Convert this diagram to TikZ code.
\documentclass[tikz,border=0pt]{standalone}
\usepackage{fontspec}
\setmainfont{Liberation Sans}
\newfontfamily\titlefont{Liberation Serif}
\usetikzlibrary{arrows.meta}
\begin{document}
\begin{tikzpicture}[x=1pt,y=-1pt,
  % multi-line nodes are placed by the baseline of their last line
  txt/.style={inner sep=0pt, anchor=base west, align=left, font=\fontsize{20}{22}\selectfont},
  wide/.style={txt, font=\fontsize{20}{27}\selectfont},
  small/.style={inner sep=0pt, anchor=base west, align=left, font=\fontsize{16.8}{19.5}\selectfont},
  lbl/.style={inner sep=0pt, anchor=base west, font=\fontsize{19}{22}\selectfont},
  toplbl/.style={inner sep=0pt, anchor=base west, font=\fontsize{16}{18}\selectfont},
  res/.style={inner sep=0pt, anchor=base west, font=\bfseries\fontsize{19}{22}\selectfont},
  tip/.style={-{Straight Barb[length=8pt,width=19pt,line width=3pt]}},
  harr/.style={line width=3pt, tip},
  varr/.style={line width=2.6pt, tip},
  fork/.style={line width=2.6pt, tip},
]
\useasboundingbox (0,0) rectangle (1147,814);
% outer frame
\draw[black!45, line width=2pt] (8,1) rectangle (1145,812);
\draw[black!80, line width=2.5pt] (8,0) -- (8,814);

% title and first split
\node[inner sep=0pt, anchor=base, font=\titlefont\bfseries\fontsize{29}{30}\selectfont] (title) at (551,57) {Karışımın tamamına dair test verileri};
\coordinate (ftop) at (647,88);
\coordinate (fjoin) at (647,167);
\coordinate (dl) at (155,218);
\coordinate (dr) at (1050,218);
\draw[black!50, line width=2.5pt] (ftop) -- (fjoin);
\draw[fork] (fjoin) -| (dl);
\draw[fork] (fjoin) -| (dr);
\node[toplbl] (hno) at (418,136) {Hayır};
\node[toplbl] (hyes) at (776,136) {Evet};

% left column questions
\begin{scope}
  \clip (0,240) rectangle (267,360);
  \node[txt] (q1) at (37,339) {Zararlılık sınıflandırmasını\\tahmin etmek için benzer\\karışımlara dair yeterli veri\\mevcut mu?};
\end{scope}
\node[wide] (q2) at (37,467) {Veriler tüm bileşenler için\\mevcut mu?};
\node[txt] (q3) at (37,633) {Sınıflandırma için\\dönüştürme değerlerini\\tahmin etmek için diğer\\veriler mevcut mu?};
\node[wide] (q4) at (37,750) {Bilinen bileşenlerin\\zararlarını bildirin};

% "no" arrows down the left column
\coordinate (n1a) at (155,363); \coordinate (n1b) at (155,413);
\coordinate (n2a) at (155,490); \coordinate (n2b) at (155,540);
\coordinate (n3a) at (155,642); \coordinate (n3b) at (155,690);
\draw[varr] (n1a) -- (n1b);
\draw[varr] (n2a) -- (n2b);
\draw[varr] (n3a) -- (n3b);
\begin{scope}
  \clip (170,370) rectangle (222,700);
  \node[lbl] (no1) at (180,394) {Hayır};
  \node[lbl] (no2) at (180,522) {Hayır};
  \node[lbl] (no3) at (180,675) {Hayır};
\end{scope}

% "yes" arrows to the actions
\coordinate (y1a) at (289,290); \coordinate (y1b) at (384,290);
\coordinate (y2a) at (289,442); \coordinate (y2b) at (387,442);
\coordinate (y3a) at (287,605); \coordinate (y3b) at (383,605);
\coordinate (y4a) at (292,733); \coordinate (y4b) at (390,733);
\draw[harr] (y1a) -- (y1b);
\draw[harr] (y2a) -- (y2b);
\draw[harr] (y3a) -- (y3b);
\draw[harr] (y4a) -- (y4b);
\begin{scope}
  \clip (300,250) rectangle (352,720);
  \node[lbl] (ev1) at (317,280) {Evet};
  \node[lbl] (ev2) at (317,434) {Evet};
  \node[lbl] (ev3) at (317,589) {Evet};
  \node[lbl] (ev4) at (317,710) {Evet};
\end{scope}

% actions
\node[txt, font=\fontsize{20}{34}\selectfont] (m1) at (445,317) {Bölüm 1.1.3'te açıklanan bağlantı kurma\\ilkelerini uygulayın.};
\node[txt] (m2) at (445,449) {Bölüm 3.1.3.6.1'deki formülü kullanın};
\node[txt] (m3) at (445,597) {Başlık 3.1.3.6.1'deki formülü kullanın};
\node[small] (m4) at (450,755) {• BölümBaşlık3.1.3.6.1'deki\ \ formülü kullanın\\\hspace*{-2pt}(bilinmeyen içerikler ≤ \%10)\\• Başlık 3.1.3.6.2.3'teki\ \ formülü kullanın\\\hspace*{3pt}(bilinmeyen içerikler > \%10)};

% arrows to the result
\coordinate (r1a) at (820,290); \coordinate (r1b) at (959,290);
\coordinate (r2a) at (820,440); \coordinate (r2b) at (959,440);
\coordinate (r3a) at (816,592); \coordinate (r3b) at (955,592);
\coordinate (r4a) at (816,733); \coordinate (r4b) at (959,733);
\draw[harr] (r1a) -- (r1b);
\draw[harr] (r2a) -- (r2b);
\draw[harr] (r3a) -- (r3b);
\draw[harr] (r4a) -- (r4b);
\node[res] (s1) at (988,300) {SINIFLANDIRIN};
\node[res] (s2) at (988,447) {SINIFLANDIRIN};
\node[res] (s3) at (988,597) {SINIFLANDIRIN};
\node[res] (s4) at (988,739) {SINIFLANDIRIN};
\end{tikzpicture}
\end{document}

::::::::

> WHAT TO PRODUCE:
Go through the material above line by line and copy it exactly.

> SOLUTION TO THE EXERCISE:
Convert this diagram to TikZ code.
\documentclass[tikz,border=0pt]{standalone}
\usepackage{fontspec}
\setmainfont{Liberation Sans}
\newfontfamily\titlefont{Liberation Serif}
\usetikzlibrary{arrows.meta}
\begin{document}
\begin{tikzpicture}[x=1pt,y=-1pt,
  % multi-line nodes are placed by the baseline of their last line
  txt/.style={inner sep=0pt, anchor=base west, align=left, font=\fontsize{20}{22}\selectfont},
  wide/.style={txt, font=\fontsize{20}{27}\selectfont},
  small/.style={inner sep=0pt, anchor=base west, align=left, font=\fontsize{16.8}{19.5}\selectfont},
  lbl/.style={inner sep=0pt, anchor=base west, font=\fontsize{19}{22}\selectfont},
  toplbl/.style={inner sep=0pt, anchor=base west, font=\fontsize{16}{18}\selectfont},
  res/.style={inner sep=0pt, anchor=base west, font=\bfseries\fontsize{19}{22}\selectfont},
  tip/.style={-{Straight Barb[length=8pt,width=19pt,line width=3pt]}},
  harr/.style={line width=3pt, tip},
  varr/.style={line width=2.6pt, tip},
  fork/.style={line width=2.6pt, tip},
]
\useasboundingbox (0,0) rectangle (1147,814);
% outer frame
\draw[black!45, line width=2pt] (8,1) rectangle (1145,812);
\draw[black!80, line width=2.5pt] (8,0) -- (8,814);

% title and first split
\node[inner sep=0pt, anchor=base, font=\titlefont\bfseries\fontsize{29}{30}\selectfont] (title) at (551,57) {Karışımın tamamına dair test verileri};
\coordinate (ftop) at (647,88);
\coordinate (fjoin) at (647,167);
\coordinate (dl) at (155,218);
\coordinate (dr) at (1050,218);
\draw[black!50, line width=2.5pt] (ftop) -- (fjoin);
\draw[fork] (fjoin) -| (dl);
\draw[fork] (fjoin) -| (dr);
\node[toplbl] (hno) at (418,136) {Hayır};
\node[toplbl] (hyes) at (776,136) {Evet};

% left column questions
\begin{scope}
  \clip (0,240) rectangle (267,360);
  \node[txt] (q1) at (37,339) {Zararlılık sınıflandırmasını\\tahmin etmek için benzer\\karışımlara dair yeterli veri\\mevcut mu?};
\end{scope}
\node[wide] (q2) at (37,467) {Veriler tüm bileşenler için\\mevcut mu?};
\node[txt] (q3) at (37,633) {Sınıflandırma için\\dönüştürme değerlerini\\tahmin etmek için diğer\\veriler mevcut mu?};
\node[wide] (q4) at (37,750) {Bilinen bileşenlerin\\zararlarını bildirin};

% "no" arrows down the left column
\coordinate (n1a) at (155,363); \coordinate (n1b) at (155,413);
\coordinate (n2a) at (155,490); \coordinate (n2b) at (155,540);
\coordinate (n3a) at (155,642); \coordinate (n3b) at (155,690);
\draw[varr] (n1a) -- (n1b);
\draw[varr] (n2a) -- (n2b);
\draw[varr] (n3a) -- (n3b);
\begin{scope}
  \clip (170,370) rectangle (222,700);
  \node[lbl] (no1) at (180,394) {Hayır};
  \node[lbl] (no2) at (180,522) {Hayır};
  \node[lbl] (no3) at (180,675) {Hayır};
\end{scope}

% "yes" arrows to the actions
\coordinate (y1a) at (289,290); \coordinate (y1b) at (384,290);
\coordinate (y2a) at (289,442); \coordinate (y2b) at (387,442);
\coordinate (y3a) at (287,605); \coordinate (y3b) at (383,605);
\coordinate (y4a) at (292,733); \coordinate (y4b) at (390,733);
\draw[harr] (y1a) -- (y1b);
\draw[harr] (y2a) -- (y2b);
\draw[harr] (y3a) -- (y3b);
\draw[harr] (y4a) -- (y4b);
\begin{scope}
  \clip (300,250) rectangle (352,720);
  \node[lbl] (ev1) at (317,280) {Evet};
  \node[lbl] (ev2) at (317,434) {Evet};
  \node[lbl] (ev3) at (317,589) {Evet};
  \node[lbl] (ev4) at (317,710) {Evet};
\end{scope}

% actions
\node[txt, font=\fontsize{20}{34}\selectfont] (m1) at (445,317) {Bölüm 1.1.3'te açıklanan bağlantı kurma\\ilkelerini uygulayın.};
\node[txt] (m2) at (445,449) {Bölüm 3.1.3.6.1'deki formülü kullanın};
\node[txt] (m3) at (445,597) {Başlık 3.1.3.6.1'deki formülü kullanın};
\node[small] (m4) at (450,755) {• BölümBaşlık3.1.3.6.1'deki\ \ formülü kullanın\\\hspace*{-2pt}(bilinmeyen içerikler ≤ \%10)\\• Başlık 3.1.3.6.2.3'teki\ \ formülü kullanın\\\hspace*{3pt}(bilinmeyen içerikler > \%10)};

% arrows to the result
\coordinate (r1a) at (820,290); \coordinate (r1b) at (959,290);
\coordinate (r2a) at (820,440); \coordinate (r2b) at (959,440);
\coordinate (r3a) at (816,592); \coordinate (r3b) at (955,592);
\coordinate (r4a) at (816,733); \coordinate (r4b) at (959,733);
\draw[harr] (r1a) -- (r1b);
\draw[harr] (r2a) -- (r2b);
\draw[harr] (r3a) -- (r3b);
\draw[harr] (r4a) -- (r4b);
\node[res] (s1) at (988,300) {SINIFLANDIRIN};
\node[res] (s2) at (988,447) {SINIFLANDIRIN};
\node[res] (s3) at (988,597) {SINIFLANDIRIN};
\node[res] (s4) at (988,739) {SINIFLANDIRIN};
\end{tikzpicture}
\end{document}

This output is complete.